Friday, April 19, 2024
32.0°F

DEQ says Hecla Mining Company, CEO violating act State has 'misinterpreted the statute,' says company official

by John Blodgett Western News
| March 22, 2018 3:14 PM

The Montana Department of Environmental Quality on Tuesday notified Hecla Mining Company and its CEO that they are in violation of Montana’s Metal Mine Reclamation Act and have 30 days to provide a notice of intent to comply, a DEQ news release states.

The decision follows a request a handful of conservation groups made late last October for the DEQ to suspend state permits for the two mines — Montanore and Rock Creek — Hecla Mining Company has proposed near Libby and Noxon.

The group asked the DEQ to enforce the act’s “bad actor” provision, arguing that Hecla is led by a former top official of Pegasus Gold Incorporated, whose Zortman-Landusky, Basin Creek and Beal Mountain mines polluted the environment, threatening fish and contaminating sacred Native American sites.

The former top Pegasus Gold official is Phillips S. Baker, Hecla’s president and CEO. He served as vice president and chief financial officer in his prior position.

“Montana’s ‘bad actor’ provision of the Metal Mine Reclamation Act prohibits a person from conducting mining or exploration activities in Montana if that person was a principal or controlling member of a business entity for which DEQ received bond proceeds,” explains a statement from the DEQ attributed to Director Tom Livers and provided to The Western News. “(Pegasus Gold’s) failure to reclaim the sites triggered the release of bond proceeds. Baker was a principal of Pegasus and he is now conducting exploration and mining in Montana in his position with Hecla. Thus, Baker is in violation of the Metal Mine Reclamation Act.”

Hecla may also face enforcement action, according to Livers’ statement, “for authorizing a violation of the Metal Mine Reclamation Act” by employing Baker “to further its mining and exploration activities in Montana knowing his previous positions at Pegasus.”

Livers’ statement also contends that the state has spent “additional tens of millions of public funds” to cover the reclamation costs at the three former Pegasus Gold sites.

Ongoing reclamation costs “are costing the state approximately two million dollars per year in perpetuity,” according to the DEQ news release.

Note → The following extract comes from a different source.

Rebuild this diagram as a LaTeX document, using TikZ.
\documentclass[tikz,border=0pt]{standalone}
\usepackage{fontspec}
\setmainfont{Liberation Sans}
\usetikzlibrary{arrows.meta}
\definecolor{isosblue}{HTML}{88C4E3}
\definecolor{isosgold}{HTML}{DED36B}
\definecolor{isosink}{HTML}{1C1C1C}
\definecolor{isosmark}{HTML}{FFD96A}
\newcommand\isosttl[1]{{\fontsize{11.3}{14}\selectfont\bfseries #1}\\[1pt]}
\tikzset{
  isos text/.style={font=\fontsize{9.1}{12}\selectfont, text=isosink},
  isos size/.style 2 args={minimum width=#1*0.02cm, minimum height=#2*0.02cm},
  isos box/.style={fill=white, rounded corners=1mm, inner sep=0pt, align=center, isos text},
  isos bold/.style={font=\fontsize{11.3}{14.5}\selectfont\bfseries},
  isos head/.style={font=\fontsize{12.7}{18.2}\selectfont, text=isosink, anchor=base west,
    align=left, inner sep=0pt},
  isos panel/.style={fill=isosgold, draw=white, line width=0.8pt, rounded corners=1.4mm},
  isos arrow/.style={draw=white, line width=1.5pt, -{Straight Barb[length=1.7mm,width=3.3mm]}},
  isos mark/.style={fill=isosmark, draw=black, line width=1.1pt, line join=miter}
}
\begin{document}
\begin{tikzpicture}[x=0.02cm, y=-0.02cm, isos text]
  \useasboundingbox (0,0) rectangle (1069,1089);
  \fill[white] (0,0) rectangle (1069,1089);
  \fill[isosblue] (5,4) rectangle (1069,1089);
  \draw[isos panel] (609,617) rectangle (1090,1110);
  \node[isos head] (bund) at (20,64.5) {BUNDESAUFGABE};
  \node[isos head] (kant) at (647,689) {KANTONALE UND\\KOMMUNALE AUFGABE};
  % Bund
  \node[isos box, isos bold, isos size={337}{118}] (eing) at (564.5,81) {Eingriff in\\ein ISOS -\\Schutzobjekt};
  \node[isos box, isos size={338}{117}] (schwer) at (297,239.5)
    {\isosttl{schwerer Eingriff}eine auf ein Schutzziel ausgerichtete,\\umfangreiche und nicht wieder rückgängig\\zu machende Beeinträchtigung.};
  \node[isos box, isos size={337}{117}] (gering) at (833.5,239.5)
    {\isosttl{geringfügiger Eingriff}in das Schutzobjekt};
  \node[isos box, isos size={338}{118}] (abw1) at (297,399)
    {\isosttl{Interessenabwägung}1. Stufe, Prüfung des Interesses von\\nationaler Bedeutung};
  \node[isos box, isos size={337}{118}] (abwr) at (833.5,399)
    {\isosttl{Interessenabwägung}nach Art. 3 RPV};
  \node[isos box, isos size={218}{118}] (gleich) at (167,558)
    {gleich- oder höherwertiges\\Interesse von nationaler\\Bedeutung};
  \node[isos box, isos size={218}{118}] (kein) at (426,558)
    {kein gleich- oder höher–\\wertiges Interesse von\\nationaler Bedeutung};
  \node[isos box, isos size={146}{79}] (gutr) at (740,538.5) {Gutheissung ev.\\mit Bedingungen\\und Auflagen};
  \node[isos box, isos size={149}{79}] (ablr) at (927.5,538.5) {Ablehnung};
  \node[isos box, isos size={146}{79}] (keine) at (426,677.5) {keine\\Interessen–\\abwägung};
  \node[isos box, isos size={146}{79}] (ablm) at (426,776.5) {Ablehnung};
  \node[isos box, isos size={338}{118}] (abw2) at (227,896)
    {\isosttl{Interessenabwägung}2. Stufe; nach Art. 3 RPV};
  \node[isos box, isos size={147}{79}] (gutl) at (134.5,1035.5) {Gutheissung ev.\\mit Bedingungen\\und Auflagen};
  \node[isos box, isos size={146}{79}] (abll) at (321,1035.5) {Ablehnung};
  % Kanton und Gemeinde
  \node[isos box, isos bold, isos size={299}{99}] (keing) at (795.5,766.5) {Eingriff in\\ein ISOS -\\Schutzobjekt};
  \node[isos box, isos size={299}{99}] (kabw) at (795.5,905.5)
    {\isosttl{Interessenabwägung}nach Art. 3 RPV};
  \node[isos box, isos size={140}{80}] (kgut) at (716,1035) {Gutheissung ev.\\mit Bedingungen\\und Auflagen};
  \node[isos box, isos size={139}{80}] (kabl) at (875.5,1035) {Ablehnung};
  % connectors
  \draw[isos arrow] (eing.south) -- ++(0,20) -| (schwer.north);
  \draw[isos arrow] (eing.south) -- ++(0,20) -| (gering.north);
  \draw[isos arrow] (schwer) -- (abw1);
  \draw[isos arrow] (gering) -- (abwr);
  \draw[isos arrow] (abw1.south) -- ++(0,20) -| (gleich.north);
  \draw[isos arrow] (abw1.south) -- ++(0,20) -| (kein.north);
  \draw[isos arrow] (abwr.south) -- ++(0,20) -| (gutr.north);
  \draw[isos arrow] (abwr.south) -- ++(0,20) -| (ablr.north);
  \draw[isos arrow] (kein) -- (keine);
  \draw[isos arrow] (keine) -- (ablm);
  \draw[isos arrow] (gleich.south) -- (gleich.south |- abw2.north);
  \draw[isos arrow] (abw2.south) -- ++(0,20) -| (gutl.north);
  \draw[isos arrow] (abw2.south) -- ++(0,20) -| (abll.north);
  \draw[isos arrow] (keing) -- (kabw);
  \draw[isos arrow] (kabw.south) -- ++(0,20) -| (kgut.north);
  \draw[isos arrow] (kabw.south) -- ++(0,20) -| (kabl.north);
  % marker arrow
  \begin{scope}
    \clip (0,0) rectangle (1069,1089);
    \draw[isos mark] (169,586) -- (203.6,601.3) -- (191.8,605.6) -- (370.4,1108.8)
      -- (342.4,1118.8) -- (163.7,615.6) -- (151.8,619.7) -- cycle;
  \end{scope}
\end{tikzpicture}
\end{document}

A news release issued Tuesday by Earthjustice, the law firm representing the groups that petitioned the DEQ last October, states that “public agencies had spent more than $74 million for water treatment at Zortman-Landusky alone” as of January 2017.

The petitioners include the Clark Fork Coalition, Earthworks, Montana Environmental Information Center, Rock Creek Alliance and Save Our Cabinets.

Pegasus eventually filed for bankruptcy, the very case that prompted the Montana legislature in 2001 to add the “bad actor” provision to the Metal Mine Reclamation Act.

According to the DEQ, Hecla and Baker can do one of two things to comply with the act — pay all necessary costs the DEQ incurs in reclaiming the Zortman-Landusky, Basin Creek and Beal Mountain Mine Sites, or “demonstrate that Baker is no longer mining or conducting exploration activities in Montana.”

“We strongly disagree with the state’s decision,” Luke Russell, Hecla’s vice president of external affairs, told The Western News on Tuesday. “We believe they have misinterpreted the statute and we’re going to defend the company aggressively to challenge this decision.”

Russell said that the provision is “very clear” in its application to legal entities, not individuals.

“Mr. Baker was not the legal entity involved with Pegasus, he’s not the legal entity with Montanore or Rock Creek, and so (the provision) does not apply,” Russell said.

“DEQ got it right on the law and did the right thing for Montana by acting to enforce the state’s bad actor law against Hecla and its CEO,” Earthjustice attorney Katherine O’Brien said Wednesday via email. “Holding individuals like Baker accountable when the companies they lead run out on their cleanup bill is exactly what the bad actor law is designed to do.”

Russell said he suspected “it won’t take us (30 days) to challenge the decision.”